Did That TV Show Just Kill My Book?


Dear Cathy…

Brace yourself, because you’re not gonna like my answer: I think you’ve been beaten to the punch. It doesn’t matter that high school music departments have been doing West Side Story for years. One of the most popular shows on television is basing a good portion of its season on its fictional high school’s production of WSS. The burden is now on you to distinguish what makes your book different from what’s happening on TV even though you wrote your story first. Comparisons will be made. You made the comparison yourself in your pitch—albeit without full knowledge of just how on the nose you were.
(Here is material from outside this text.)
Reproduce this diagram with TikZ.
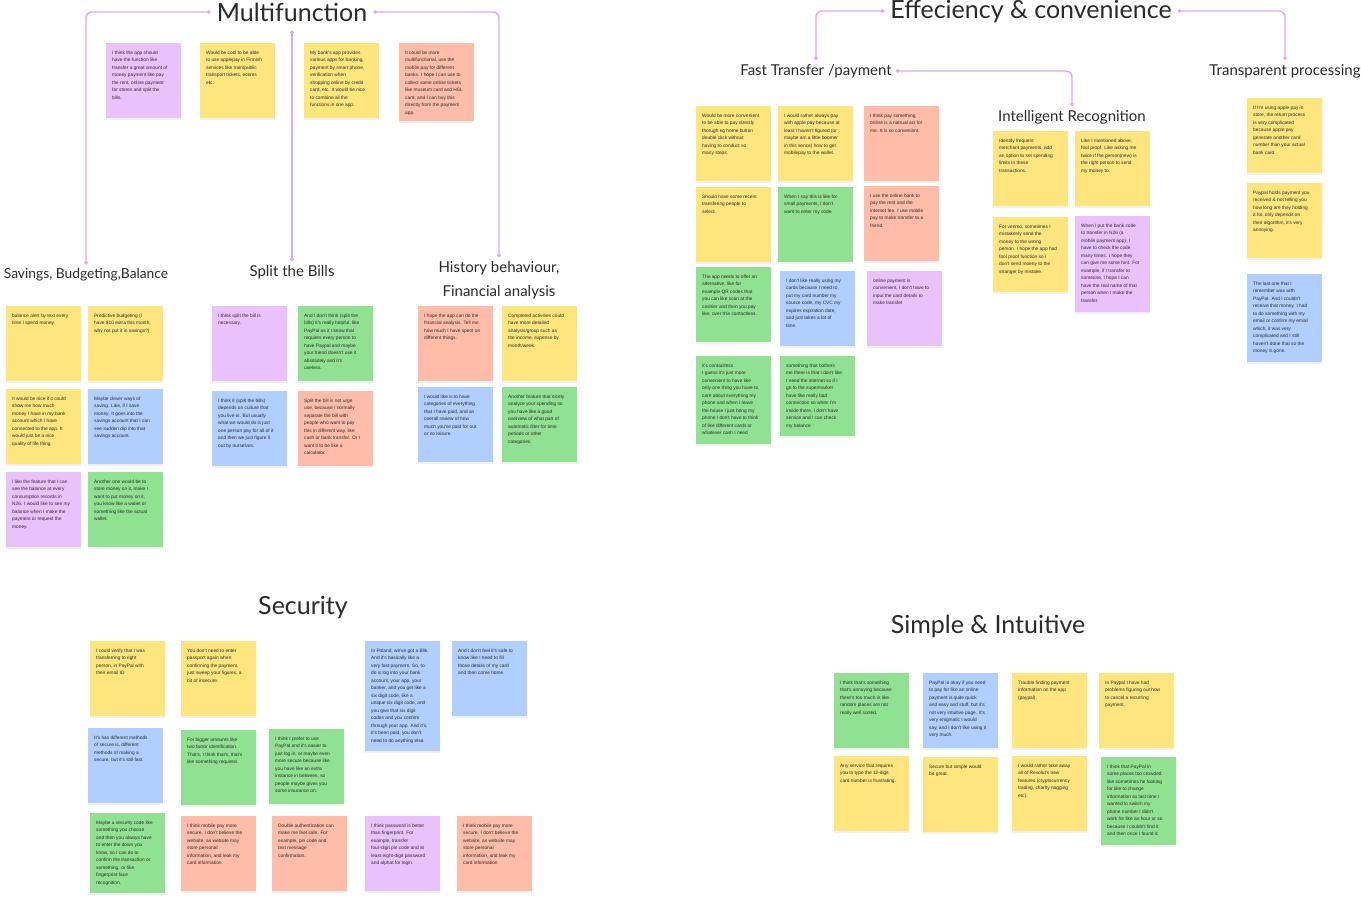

Some editors may be wary about potential difficulties, others may be intrigued by the possibility of piggybacking on a popular show. The concern there is that even though Glee doesn’t have a lock on WSS, the people behind the show have a propriety interest in the franchise and may be active about protecting it. Defending against claims is the author’s responsibility, not the publisher’s. The legal wrangling could be costly and stressful to you even if you prevailed. It would be wise to have an experienced publishing attorney vet your manuscript to judge the amount and significance of the similarities and assess your risk. See, I told you: I’m a total bummer. Sorry I can’t paint a rosier picture.

The Editor


  1. Cathy, what about stressing the “Glee meets Romeo and Juliet” aspect? Doesn’t West Side Story have some very obvious parallels to R&J? I don’t know, it’s worth a shot, if you think it might work. Best of luck to you.

  2. Thank you, both of you. Yes there are obvious parallels to R&J in WSS, and so I will spend some time thinking about it. I might also simply invent the name of a new play with a similar plot …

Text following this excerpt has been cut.